I'd like to end the unit by teaching kids a number fron this year's musical. We're doing Willy Wonka Jr., and auditions are right after Spring Break, so we'll need to be done by then.

Have any of you ever done a musical theatre unit before? How do you combat all the "this is gay" and "I didn't sign up for a dance class" stuff? How do you let the kids be creative and set their own choreography, but not lose control of your class?

3 Comments:

At 10:41 PM, Blogger chitarita said...

I did a musical theater unit with a few of my classes. I took it from a history of musical theatre scope (which, by the way, is covered really well by PBS in a documentary called, creatively enough, "Broadway").

I made a list of significant musicals, then split that list into 3 sections (basically R&H, The Flashy Big Shows, and Modern Day). The students had a name-that-song-and-show listening test over key songs from those shows.
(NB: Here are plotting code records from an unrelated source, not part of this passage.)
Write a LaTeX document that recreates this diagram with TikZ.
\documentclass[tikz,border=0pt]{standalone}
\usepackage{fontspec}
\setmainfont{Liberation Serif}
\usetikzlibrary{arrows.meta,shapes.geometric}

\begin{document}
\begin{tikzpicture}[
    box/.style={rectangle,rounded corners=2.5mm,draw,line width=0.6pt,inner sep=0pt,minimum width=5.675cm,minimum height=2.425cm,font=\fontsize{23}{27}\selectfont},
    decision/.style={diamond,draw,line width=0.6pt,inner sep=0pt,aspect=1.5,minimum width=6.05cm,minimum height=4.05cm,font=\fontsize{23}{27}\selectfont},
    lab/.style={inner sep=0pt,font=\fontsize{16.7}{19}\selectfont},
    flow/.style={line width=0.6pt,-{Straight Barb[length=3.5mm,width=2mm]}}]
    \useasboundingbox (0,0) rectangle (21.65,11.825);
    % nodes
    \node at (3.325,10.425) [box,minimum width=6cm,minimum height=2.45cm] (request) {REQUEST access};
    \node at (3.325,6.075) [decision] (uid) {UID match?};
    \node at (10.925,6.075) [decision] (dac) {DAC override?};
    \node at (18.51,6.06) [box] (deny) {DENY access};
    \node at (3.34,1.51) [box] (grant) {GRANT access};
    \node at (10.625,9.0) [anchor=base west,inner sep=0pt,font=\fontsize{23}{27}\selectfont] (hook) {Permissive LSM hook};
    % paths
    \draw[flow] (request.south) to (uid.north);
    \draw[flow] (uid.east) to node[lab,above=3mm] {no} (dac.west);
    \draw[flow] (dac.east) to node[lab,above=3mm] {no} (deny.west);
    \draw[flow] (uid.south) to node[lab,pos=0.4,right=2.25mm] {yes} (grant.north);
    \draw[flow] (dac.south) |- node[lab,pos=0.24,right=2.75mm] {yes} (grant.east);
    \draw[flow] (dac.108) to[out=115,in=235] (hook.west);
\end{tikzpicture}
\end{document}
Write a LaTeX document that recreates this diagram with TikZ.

I also had the students "produce a show" in small groups - they had to fill out a worksheet on the history and plot of the show, design costumes, design a set for one scene, and create a program for a production of the show, including a cast list (either celebrities or members of the class - their choice). That was all done in groups of 3-ish, by the way. They also had to create a presentation for the class - could be a choreographed song, a commercial for the show, a scene from the show, etc.

I designed this unit to 1) get the students familiar with the shows they should know as thespians, 2) review what we had studied technically, and 3) yay group work and presenting and such. It certainly didn't have as much emphasis on dancing as yours. I never had any of the guys in the class object. I think the lack of emphasis on dancing was a part of that (designing a set is pretty non-gendered). I never did this with my Drama 1 classes, though, only my Advanced Drama and, of course, in the Musical Theater course (which I created after trying out this unit the first time).

Boy, this is a really long comment. I guess the short of it is - give the students choices/variety in how they interact with shows, email me if you want any more info, and good for you for promoting this!

P.S. Oh, also, I showed a lot of clips of musicals - nothing like letting them see it. If you can, Tony performances are really good since they often include an introduction to the show, too. 'K, I'm done now.

 
At 10:00 PM, Blogger Uta said...

I've never taught a musical theater unit in a class, so take that into account before reading the rest of this.

Didn't Jay-Z sample "Hard Knock Life"? Might that help the boys with some buy-in? Plus, aren't YOU proof enough that this is a manly activity? Failing that, find the DVD of Hugh Jackman in "Oklahoma" and refer to him repeatedly and only as "Wolverine."

As a director/choreographer, my plea is to focus on "dance as story telling:" characters talk until they are so full of emotion that they can only continue by singing, and they sing until they are so full of emotion that they can only continue by dancing. It matters more to be able to tell a story and communicate it to the audience than it does to be highly skilled in dance at the middle/high school level. The crapshooter's dance in "Guys and Dolls" is pretty good for storytelling, but there are a lot of others.

Amanda's ideas sound great, and if you end up creating a multi-part project like that, it might alleviate some of your space and blaring music issues to have different groups rotating through different stations on different days.

No matter what, it'll be great and the kids will have a blast and learn!

 
At 8:13 PM, Blogger Emily said...

Don't tell the boys it's a "girls'" song. Show the movie AFTER they learn the songs.

I have had my kids choreograph before, but given them music and a specific scenario. It's a little off topic, but creating rituals worked really well. They had to choose a BIG life moment and create and perform a ritual dance/song to commemorate it. I do that when I'm doing my "roots of theatre" unit.